In a passage no more than six to eight feet in width were stacks of human bones and skulls. At the doorway they were stacked about four feet high. The empty skulls greet those who enter with empty, but powerful stares.

About three feet in, I stopped completely and looked around me. Nothing but the ornate patterns of bones and skulls as far down the tunnel as light would allow me to see. Within the entire Catacombs, there are more than six million bodies stored — only bones now. I don’t know how many tens of thousands of people were located along the 1.7-kilometer stretch that I walked that day. 

In different sections, the skulls formed patterns within the stacks of arm and leg bones. There were crosses made of skulls, Valentine hearts, arcs, and other groupings. The stacking of bones was intricate, symmetrical, and very macabre. I tried to imagine how the people who had to stack these bones must have felt. Dumping millions of human remains down a 20-meter hole is not very respectful of the dead. Perhaps the meticulous care in the arrangement of the remains was the workers’ way of trying to give some dignity and beauty to the deceased.

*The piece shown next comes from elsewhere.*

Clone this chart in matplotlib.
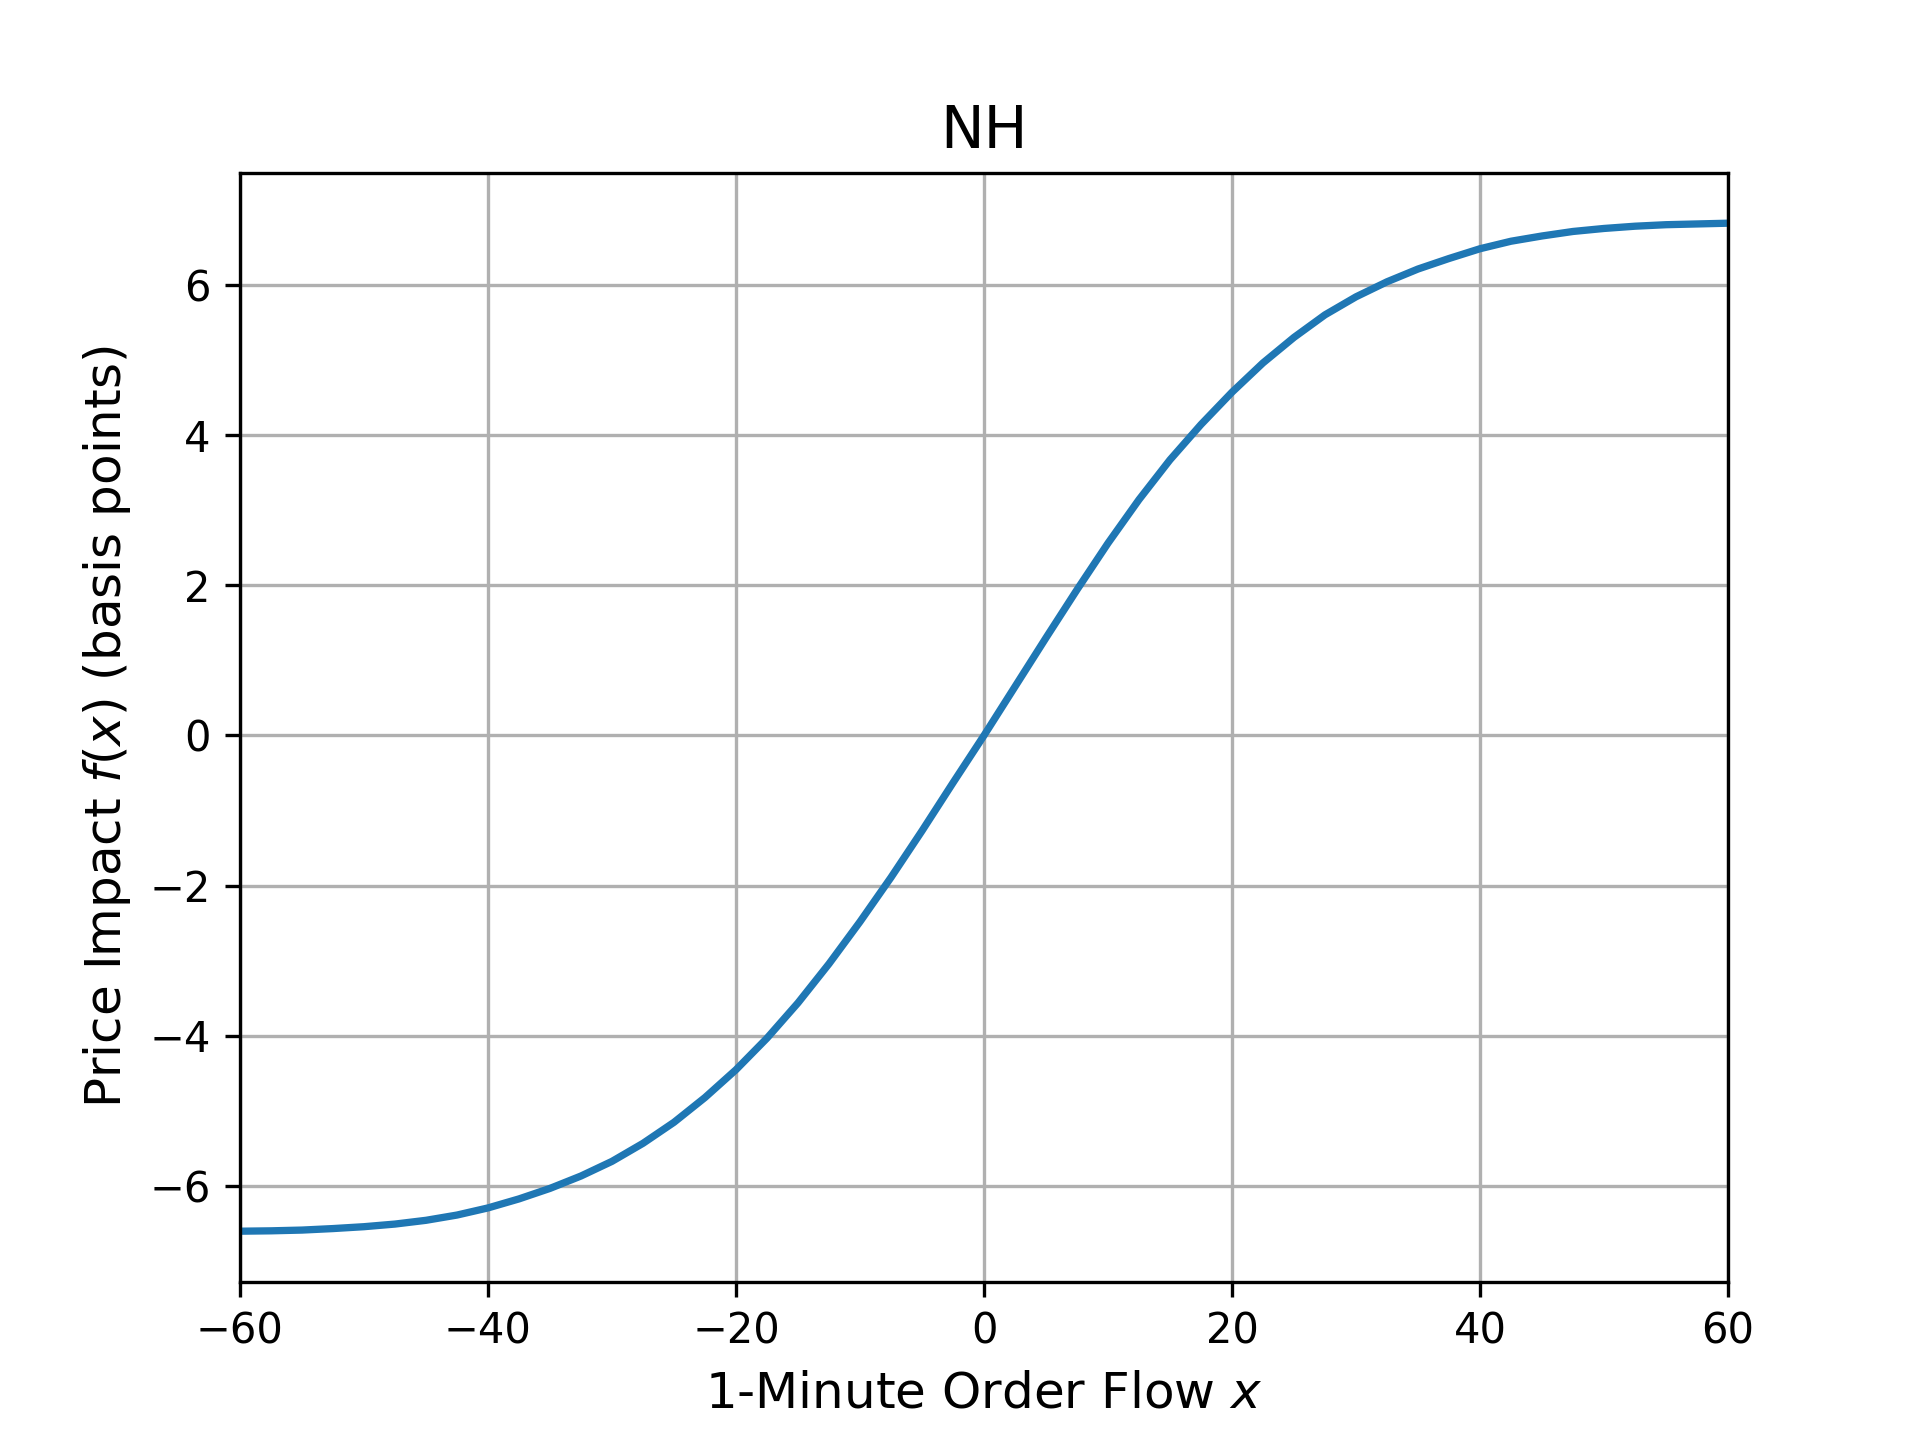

The place I visited was the official Catacomb museum — the tunnel off-shoots were barred so visitors can’t get lost — but the 1.7-kilometer stretch the museum offers is only a tiny fraction of the entire network. There are bones placed in other sections as well. Taara said, “In the non-official Catacombs, the bones are not placed as you’ve seen them. They are not well-ordered. They are just accumulated in a little gallery. So you have to crawl on them. It’s a very strange sensation, but after a while, it’s not really different than crawling on rocks.” Taara has been a “cataphile” for 17 years. In her younger days, she went into the tunnels several times a week. Now with her job and family, she still gets down below once a month.

The Catacombs - Paris, France - grave marker In different lengths of tunnel, there were signs marking which cemetery the particular bones came from, along with the date they were placed. The process started in 1785, and the oldest year I saw was 1859. Though the movement of bones to the Catacombs wasn’t a nonstop process, for at least seven decades, bones were being transferred below ground.

Taara said, “You can find bones in a very small part of the Catacombs. The most interesting thing is that those quarries are the witness of a great part of history. For example, you can still see traces of the Revolution or other important periods like the Second World War. You can see many places that are fabulously architected, the sort of architecture you can’t find now. So it’s really a very lovely place, and we are proud to know those places because most Parisian people do not know there’s another Paris under Paris.”

I did find a few Americans who walked through behind me. I asked what they thought. “It’s a little overwhelming with all of the bones,” said Julie Hardman of Tempe, Arizona. Hardman was there with her daughter, Megan. 

A security guard who asked not to be identified told me, “Some people go down and they are very afraid after seeing the bones. Some say they hear things. Voices.”

Near the end of my Catacomb tour, I stopped again and reminded myself that these people all had names. Every one of them was a person. I could think of nothing I could do to acknowledge them at the time. There was no offering I could give to show them some kind of respect. I said a silent prayer and walked up the spiral staircase to the exit. As I sorted through my notes, recordings, and pictures, I came to realize that all I can give them is to tell their story. Those six million people sacrificed their eternal resting ground so the city of Paris could grow and thrive. Noblemen’s bones are intertwined with peasants, families’ skeletal remains may be crushed with their ancestors’ bones, and I walked through all of it. Thirty generations speak to each passerby, forced into a single, collective voice.